Janet Jackson was one of the greatest pop stars of the 1990s. She wrote “Together Again” because she lost a friend to AIDS-related complications. Besides that, she also took inspiration from a fan who had lost his father. As such, while “Together Again” was very personal, it was also meant to be relevant to a wide range of people in a wide range of situations. Even now, the song retains that sense of broad applicability because the dream of reuniting with loved ones lost is such a universal experience.

4. “Rhythm Is a Dancer” – Snap!

“Rhythm Is a Dancer” is one of the two most successful songs ever released by the Eurodance group Snap! That almost didn’t happen. As the story goes, “Rhythm Is a Dancer” wasn’t one of the songs the record label intended to release as a single from Snap!’s second studio album called The Madman’s Return. Fortunately, the record label was flexible enough to change its plans when it realized that the song was getting good reactions in the clubs. Thanks to that, “Rhythm Is a Dancer” became one of the biggest hits of 1992. Its catchiness makes it very easy to understand why.

3. “Losing My Religion” – R.E.M.

“Losing My Religion” isn’t as literal as it sounds. After all, the title comes from a phrase in the American South, which means something along the lines of feeling frustrated and fed-up. The lyrics themselves make it clear that the song is about the viewpoint character’s unrequited feelings of love. They have the same obsessive energy as The Police’s “Every Breath You Take,” though they aren’t interpreted in a romantic light as much. Regardless, “Losing My Religion” got a good reception in the early 1990s. Some of that came from its music video, which made surprisingly good use of religious imagery.

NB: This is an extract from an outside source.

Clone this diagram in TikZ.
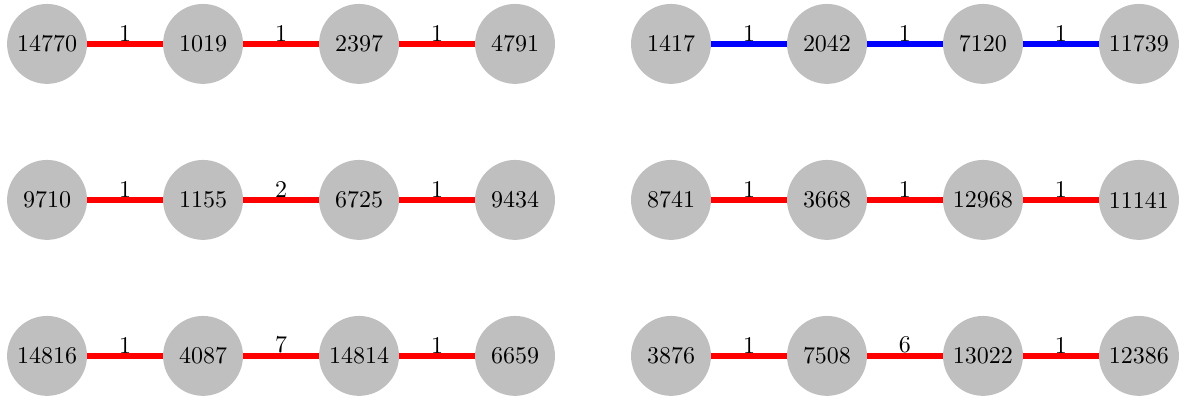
\documentclass[tikz,border=0pt]{standalone}
\begin{document}
\begin{tikzpicture}[x=65pt,y=65pt,
    vtx/.style={circle,fill=lightgray,inner sep=0pt,minimum size=33.3pt},
    wt/.style={above,inner sep=0pt,text=black},
    redge/.style={red,line width=2.2pt},
    bedge/.style={blue,line width=2.2pt}]
  \useasboundingbox (-19.6pt,18.3pt) rectangle (472.1pt,-147.5pt);
  % left column of chains
  \node[vtx] (v14770) at (0,0) {14770};
  \node[vtx] (v1019) at (1,0) {1019};
  \node[vtx] (v2397) at (2,0) {2397};
  \node[vtx] (v4791) at (3,0) {4791};
  \node[vtx] (v9710) at (0,-1) {9710};
  \node[vtx] (v1155) at (1,-1) {1155};
  \node[vtx] (v6725) at (2,-1) {6725};
  \node[vtx] (v9434) at (3,-1) {9434};
  \node[vtx] (v14816) at (0,-2) {14816};
  \node[vtx] (v4087) at (1,-2) {4087};
  \node[vtx] (v14814) at (2,-2) {14814};
  \node[vtx] (v6659) at (3,-2) {6659};
  % right column of chains
  \node[vtx] (v1417) at (4,0) {1417};
  \node[vtx] (v2042) at (5,0) {2042};
  \node[vtx] (v7120) at (6,0) {7120};
  \node[vtx] (v11739) at (7,0) {11739};
  \node[vtx] (v8741) at (4,-1) {8741};
  \node[vtx] (v3668) at (5,-1) {3668};
  \node[vtx] (v12968) at (6,-1) {12968};
  \node[vtx] (v11141) at (7,-1) {11141};
  \node[vtx] (v3876) at (4,-2) {3876};
  \node[vtx] (v7508) at (5,-2) {7508};
  \node[vtx] (v13022) at (6,-2) {13022};
  \node[vtx] (v12386) at (7,-2) {12386};
  % edges
  \draw[redge] (v14770) -- node[wt]{1} (v1019);
  \draw[redge] (v1019) -- node[wt]{1} (v2397);
  \draw[redge] (v2397) -- node[wt]{1} (v4791);
  \draw[redge] (v9710) -- node[wt]{1} (v1155);
  \draw[redge] (v1155) -- node[wt]{2} (v6725);
  \draw[redge] (v6725) -- node[wt]{1} (v9434);
  \draw[redge] (v14816) -- node[wt]{1} (v4087);
  \draw[redge] (v4087) -- node[wt]{7} (v14814);
  \draw[redge] (v14814) -- node[wt]{1} (v6659);
  \draw[bedge] (v1417) -- node[wt]{1} (v2042);
  \draw[bedge] (v2042) -- node[wt]{1} (v7120);
  \draw[bedge] (v7120) -- node[wt]{1} (v11739);
  \draw[redge] (v8741) -- node[wt]{1} (v3668);
  \draw[redge] (v3668) -- node[wt]{1} (v12968);
  \draw[redge] (v12968) -- node[wt]{1} (v11141);
  \draw[redge] (v3876) -- node[wt]{1} (v7508);
  \draw[redge] (v7508) -- node[wt]{6} (v13022);
  \draw[redge] (v13022) -- node[wt]{1} (v12386);
\end{tikzpicture}
\end{document}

2. “Save Tonight” – Eagle-Eye Cherry

Eagle-Eye Cherry is a Swedish artist. Originally, he worked to become an actor. For proof, consider how he was a student at the High School of Performing Arts in New York City where he was in the same class as Jennifer Aniston and Chaz Bono. Later, he decided on a singing career rather than an acting career. Reputedly, Cherry kept the recordings of his debut studio album low-key until he was almost ready to release because of his perfectionist tendencies.

That worked because his debut single “Save Tonight” became one of the best-received songs in English-speaking markets in 1997. The song is about spending as much time as possible with one’s romantic partner while there is still time. Ironically, Cherry has said that he has had to do exactly that because the success of “Save Tonight” caused him to be so often gone.

1. “Superman’s Dead” – Our Lady Peace

Our Lady Peace is a Canadian rock band that came into existence in the early 1990s and has remained active to the present day. “Superman’s Dead” was the lead single of the band’s second studio album called Clumsy. It doesn’t get as much attention as some of Our Lady Peace’s later hits such as “Somewhere Out There.” Despite that, it is influential because it laid the foundations for the band’s staple sound. Much of the song’s message is focused on the problematic expectations formed by our exposure to mass media, which was a subject of much discussion in the late 1990s.